### Short task
Retype all of the listing exactly, passing over any picture you find.

### Data section

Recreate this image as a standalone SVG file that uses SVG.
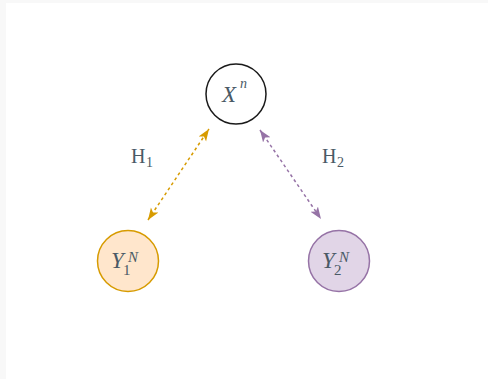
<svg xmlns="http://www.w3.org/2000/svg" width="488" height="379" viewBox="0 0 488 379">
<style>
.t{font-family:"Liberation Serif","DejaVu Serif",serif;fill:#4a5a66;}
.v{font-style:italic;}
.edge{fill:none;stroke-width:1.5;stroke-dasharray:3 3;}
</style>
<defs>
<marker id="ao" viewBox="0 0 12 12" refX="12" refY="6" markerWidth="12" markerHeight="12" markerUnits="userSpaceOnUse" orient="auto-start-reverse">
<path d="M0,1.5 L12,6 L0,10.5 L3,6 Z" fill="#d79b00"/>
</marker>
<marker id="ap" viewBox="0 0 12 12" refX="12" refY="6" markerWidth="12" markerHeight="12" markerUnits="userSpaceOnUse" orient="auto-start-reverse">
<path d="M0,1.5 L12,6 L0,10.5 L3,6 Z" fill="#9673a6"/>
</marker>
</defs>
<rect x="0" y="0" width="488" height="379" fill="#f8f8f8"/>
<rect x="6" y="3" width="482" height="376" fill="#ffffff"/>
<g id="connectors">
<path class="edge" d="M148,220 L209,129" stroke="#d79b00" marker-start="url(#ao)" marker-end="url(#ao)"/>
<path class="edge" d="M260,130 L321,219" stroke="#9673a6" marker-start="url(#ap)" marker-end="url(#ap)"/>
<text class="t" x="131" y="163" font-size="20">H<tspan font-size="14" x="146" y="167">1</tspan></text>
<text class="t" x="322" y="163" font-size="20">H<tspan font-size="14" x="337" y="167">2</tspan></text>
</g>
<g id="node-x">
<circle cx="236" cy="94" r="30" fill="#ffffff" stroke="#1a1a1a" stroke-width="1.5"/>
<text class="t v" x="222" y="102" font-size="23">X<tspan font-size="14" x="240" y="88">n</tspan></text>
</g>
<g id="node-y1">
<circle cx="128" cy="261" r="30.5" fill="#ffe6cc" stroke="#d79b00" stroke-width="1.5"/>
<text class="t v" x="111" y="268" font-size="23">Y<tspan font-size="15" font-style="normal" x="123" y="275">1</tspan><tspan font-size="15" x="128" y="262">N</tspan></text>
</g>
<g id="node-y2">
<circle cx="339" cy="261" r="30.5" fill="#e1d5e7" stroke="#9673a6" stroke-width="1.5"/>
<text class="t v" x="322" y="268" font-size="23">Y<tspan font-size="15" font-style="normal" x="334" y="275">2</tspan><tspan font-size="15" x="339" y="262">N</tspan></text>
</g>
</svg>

### Finished task
Recreate this image as a standalone SVG file that uses SVG.
<svg xmlns="http://www.w3.org/2000/svg" width="488" height="379" viewBox="0 0 488 379">
<style>
.t{font-family:"Liberation Serif","DejaVu Serif",serif;fill:#4a5a66;}
.v{font-style:italic;}
.edge{fill:none;stroke-width:1.5;stroke-dasharray:3 3;}
</style>
<defs>
<marker id="ao" viewBox="0 0 12 12" refX="12" refY="6" markerWidth="12" markerHeight="12" markerUnits="userSpaceOnUse" orient="auto-start-reverse">
<path d="M0,1.5 L12,6 L0,10.5 L3,6 Z" fill="#d79b00"/>
</marker>
<marker id="ap" viewBox="0 0 12 12" refX="12" refY="6" markerWidth="12" markerHeight="12" markerUnits="userSpaceOnUse" orient="auto-start-reverse">
<path d="M0,1.5 L12,6 L0,10.5 L3,6 Z" fill="#9673a6"/>
</marker>
</defs>
<rect x="0" y="0" width="488" height="379" fill="#f8f8f8"/>
<rect x="6" y="3" width="482" height="376" fill="#ffffff"/>
<g id="connectors">
<path class="edge" d="M148,220 L209,129" stroke="#d79b00" marker-start="url(#ao)" marker-end="url(#ao)"/>
<path class="edge" d="M260,130 L321,219" stroke="#9673a6" marker-start="url(#ap)" marker-end="url(#ap)"/>
<text class="t" x="131" y="163" font-size="20">H<tspan font-size="14" x="146" y="167">1</tspan></text>
<text class="t" x="322" y="163" font-size="20">H<tspan font-size="14" x="337" y="167">2</tspan></text>
</g>
<g id="node-x">
<circle cx="236" cy="94" r="30" fill="#ffffff" stroke="#1a1a1a" stroke-width="1.5"/>
<text class="t v" x="222" y="102" font-size="23">X<tspan font-size="14" x="240" y="88">n</tspan></text>
</g>
<g id="node-y1">
<circle cx="128" cy="261" r="30.5" fill="#ffe6cc" stroke="#d79b00" stroke-width="1.5"/>
<text class="t v" x="111" y="268" font-size="23">Y<tspan font-size="15" font-style="normal" x="123" y="275">1</tspan><tspan font-size="15" x="128" y="262">N</tspan></text>
</g>
<g id="node-y2">
<circle cx="339" cy="261" r="30.5" fill="#e1d5e7" stroke="#9673a6" stroke-width="1.5"/>
<text class="t v" x="322" y="268" font-size="23">Y<tspan font-size="15" font-style="normal" x="334" y="275">2</tspan><tspan font-size="15" x="339" y="262">N</tspan></text>
</g>
</svg>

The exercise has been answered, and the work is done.